The debts with defaults will disappear from your credit record six years after the default date. So the last ones will go in 2024.
That may sound like a long time. But is it? It sounds a though it’s going to take a few years to clear debt and save a deposit. Although your credit record may feel like the biggest obstacle, it may sort itself out while you actively tackle the debts and save.
Also you don’t need a perfect credit record to get a mortgage, so you may not need to wait that long. Repaying problem debt won’t increase your credit score, but it will help with a mortgage application.
The key thing here is to prevent any further harm to your credit record during this time:
- getting payment arrangements in place for your defaulted debts won’t just help clear them, it also stops getting CCJs, which would be a disaster for a mortgage application;
- miss one payment in 2021 and you are putting back your mortgage payment by years! Set up Direct Debits wherever possible to avoid making a mistake;
- be very careful when you switch utility or mobile providers that you have paid the final bill – don’t cancel the DD too soon.
Timescales, speeding things up and realism…
How long this will all take depends on how large your debts are what house prices are like in your area and how much spare income you have to pay off debt and save a deposit.
The reader said they had been “careless and sometimes stupid”. It’s good to be honest about whether this was simple overspending and lack of attention to bills, or whether it’s your income and the cost of renting that is the real issue.
If just repaying your debts looks impossible, let alone saving a deposit, get some good debt advice. Don’t let worries about your credit rating or a future mortgage stop this, because until you can deal with your debts, you have no hope of owning your own house.
But if it should be possible…
Have a look at ways you could speed up debt repayments. If you were given unaffordable credit, from payday loans to credit cards and overdrafts, could you make an affordabilty complaint?
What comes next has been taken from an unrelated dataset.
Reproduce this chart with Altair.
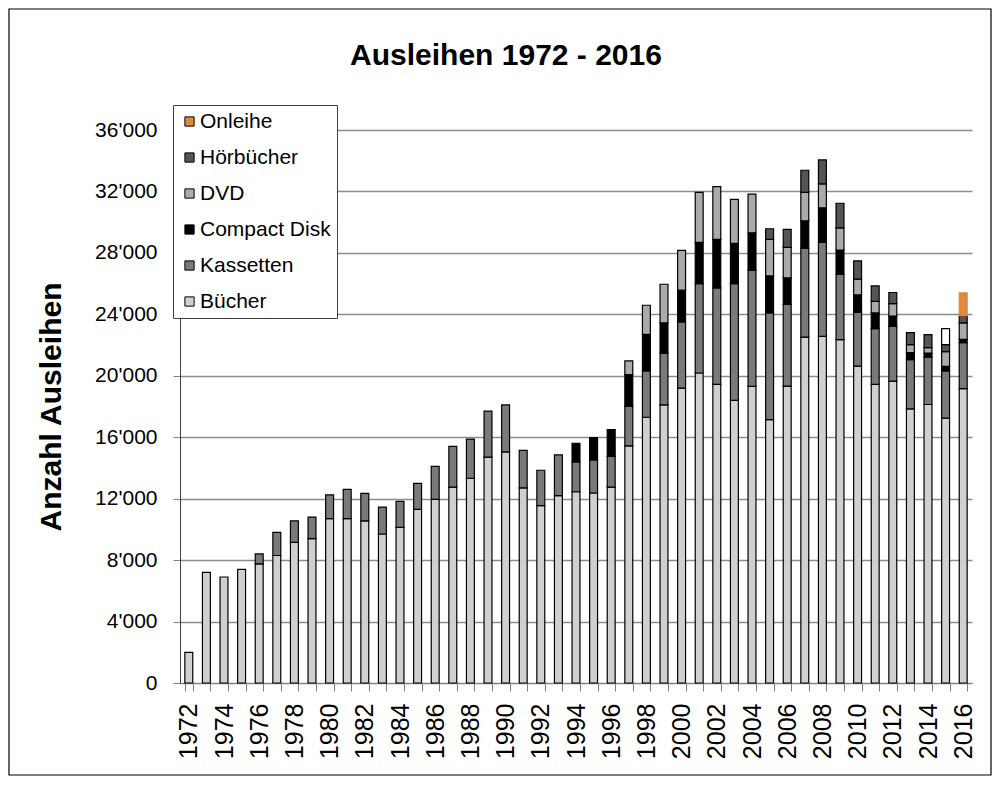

Can you make major cut backs in your spending? If cutting down dramatically on holidays, takeaways, gadgets etc could save thousands a year, you have to decide if buying a house really is your most important ambition, important enough for the changes to your lifestyle.
At 35 this isn’t a decision you can put off much longer. A few years now to sort your debts out and save a deposit leaves enough time for a mortgage to be repaid before you retire. Wait till 45 and for many people it would be impossible.